I am supposed to consider $L^2(-1,1)$ and the subspace $V= \{ u \in H : u \operatorname{is} \mathcal{M}_{sym}-measurable \}$ where $\mathcal{M}_{sym}$ is the $\sigma-$algebra generated by: $\{E \operatorname{Lebesgue measurable and } E=-E \}$. No I am supposed to say if this is closed and give an explicit projector. But I struggle to unserstand what exactly $V$ is.

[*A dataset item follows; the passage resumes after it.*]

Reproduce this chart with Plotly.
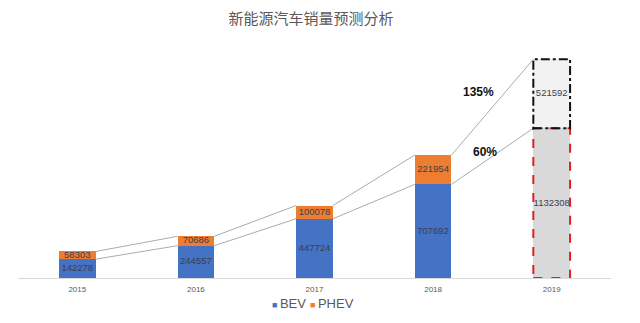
import plotly.graph_objects as go

# Sales data (units)
years = ["2015", "2016", "2017", "2018", "2019"]
bev = [142278, 244557, 447724, 707692]
phev = [58303, 70686, 100078, 221954]
bev_2019 = 1132308
phev_2019 = 521592
growth_labels = ["135%", "60%"]
series_names = ["BEV", "PHEV"]

BLUE = "#4472C4"
ORANGE = "#ED7D31"
TEXT = "#595959"
HALF = 0.155  # half bar width
FONT = "Liberation Sans, Arial"

xs = list(range(len(years)))
hist_x = xs[:len(bev)]
fx = xs[-1]

fig = go.Figure()

fig.add_bar(x=hist_x, y=bev, name=series_names[0], showlegend=False,
            marker=dict(color=BLUE, line=dict(width=0)), width=2 * HALF)
fig.add_bar(x=hist_x, y=phev, name=series_names[1], showlegend=False,
            marker=dict(color=ORANGE, line=dict(width=0)), width=2 * HALF)
fig.add_bar(x=[fx], y=[bev_2019], showlegend=False,
            marker=dict(color="#D9D9D9", line=dict(width=0)), width=2 * HALF)
fig.add_bar(x=[fx], y=[phev_2019], showlegend=False,
            marker=dict(color="#F2F2F2", line=dict(width=0)), width=2 * HALF)

# Series lines joining the bar tops
bev_all = bev + [bev_2019]
tot_all = [b + p for b, p in zip(bev, phev)] + [bev_2019 + phev_2019]
for series in (bev_all, tot_all):
    lx, ly = [], []
    for i in range(len(series) - 1):
        lx += [xs[i] + HALF, xs[i + 1] - HALF, None]
        ly += [series[i], series[i + 1], None]
    fig.add_scatter(x=lx, y=ly, mode="lines", showlegend=False, hoverinfo="skip",
                    line=dict(color="#ABABAB", width=1))

# Value labels centred in each segment
lab_x, lab_y, lab_t = [], [], []
for i, (b, p) in enumerate(zip(bev, phev)):
    lab_x += [i, i]
    lab_y += [b / 2, b + p / 2]
    lab_t += [str(b), str(p)]
lab_x += [fx, fx]
lab_y += [bev_2019 / 2, bev_2019 + phev_2019 / 2]
lab_t += [str(bev_2019), str(phev_2019)]
fig.add_scatter(x=lab_x, y=lab_y, text=lab_t, mode="text", showlegend=False,
                hoverinfo="skip",
                textfont=dict(family=FONT, size=9.5, color="#3A3F4F"))

# Forecast outlines
fig.add_shape(type="rect", xref="x", yref="y", x0=fx - HALF, x1=fx + HALF, y0=0, y1=bev_2019,
              line=dict(color="#E02020", width=2, dash="dash"), fillcolor="rgba(0,0,0,0)")
fig.add_shape(type="rect", xref="x", yref="y", x0=fx - HALF, x1=fx + HALF, y0=bev_2019,
              y1=bev_2019 + phev_2019,
              line=dict(color="#111111", width=2, dash="dashdot"), fillcolor="rgba(0,0,0,0)")

# Growth annotations
fig.add_annotation(x=0.776, y=0.816, xref="paper", yref="paper", xanchor="center",
                   yanchor="middle", text="<b>" + growth_labels[0] + "</b>", showarrow=False,
                   font=dict(family=FONT, size=12, color="#111111"))
fig.add_annotation(x=0.788, y=0.553, xref="paper", yref="paper", xanchor="center",
                   yanchor="middle", text="<b>" + growth_labels[1] + "</b>", showarrow=False,
                   font=dict(family=FONT, size=12, color="#111111"))

# Legend row at the bottom
for px, name, col in ((270, series_names[0], BLUE), (308, series_names[1], ORANGE)):
    fig.add_annotation(
        x=(px - 18) / 593, y=-0.112, xref="paper", yref="paper",
        xanchor="left", yanchor="middle", showarrow=False,
        text=f"<span style='color:{col};font-size:9px'>■ </span>{name}",
        font=dict(family=FONT, size=13, color=TEXT))

fig.update_layout(
    width=640, height=323,
    margin=dict(l=18, r=29, t=50, b=45),
    paper_bgcolor="white", plot_bgcolor="white",
    barmode="stack",
    showlegend=False,
    title=dict(text="新能源汽车销量预测分析", x=0.486, xanchor="center",
               y=1 - 19 / 323, yanchor="middle", yref="container",
               font=dict(family="Noto Sans CJK SC", size=15, color=TEXT)),
    xaxis=dict(tickmode="array", tickvals=xs, ticktext=years, range=[-0.5, len(years) - 0.5],
               showline=True, linecolor="#D9D9D9", linewidth=1, showgrid=False, zeroline=False,
               ticks="", ticklabelstandoff=3,
               tickfont=dict(family=FONT, size=8, color=TEXT)),
    yaxis=dict(range=[0, 1724000], visible=False, showgrid=False, zeroline=False),
)

fig.write_html("out.html")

My solution manual says it's just the even functions, but why couldn't we consider f.e.:
$$ u: (-1,1) \rightarrow \mathbb{C}, \quad x \mapsto \begin{cases} 1, \quad x \in \{-0.5,-0.25,0.5\} \\ -1, \quad x \in \{0.25\} \\ 0, \quad \operatorname{elsewhere} \end{cases} $$
Then $u$ is clearly in $L^2$ and:
$$ u^{-1}(E)=\begin{cases} \{-0.5,-0.25,0.25,0.5 \}, \quad 0 \notin E \supseteq \{-1,1 \} \\ (-1,1) \setminus \{-0.5,-0.25,0.25,0.5 \}, \quad \{-1,1 \} \nsubseteq E \ni \{0\} \\ (-1,1), \quad \{-1,1 \} \subseteq E \ni \{0\} \\ \{\}, \quad \operatorname{elsewise} \end{cases} $$
Which is always in $\mathcal{M}_{sym}$. What am I doing wrong?
I get $u^{-1}\big(\{-1\}\big) = \{1/4\} \notin \mathcal M_{\text{sym}}$. Note "$u$ is $\mathcal M_{\text{sym}}$-measurable" means $u^{-1}(E) \in \mathcal M_{\text{sym}}$ for all Borel sets $E$.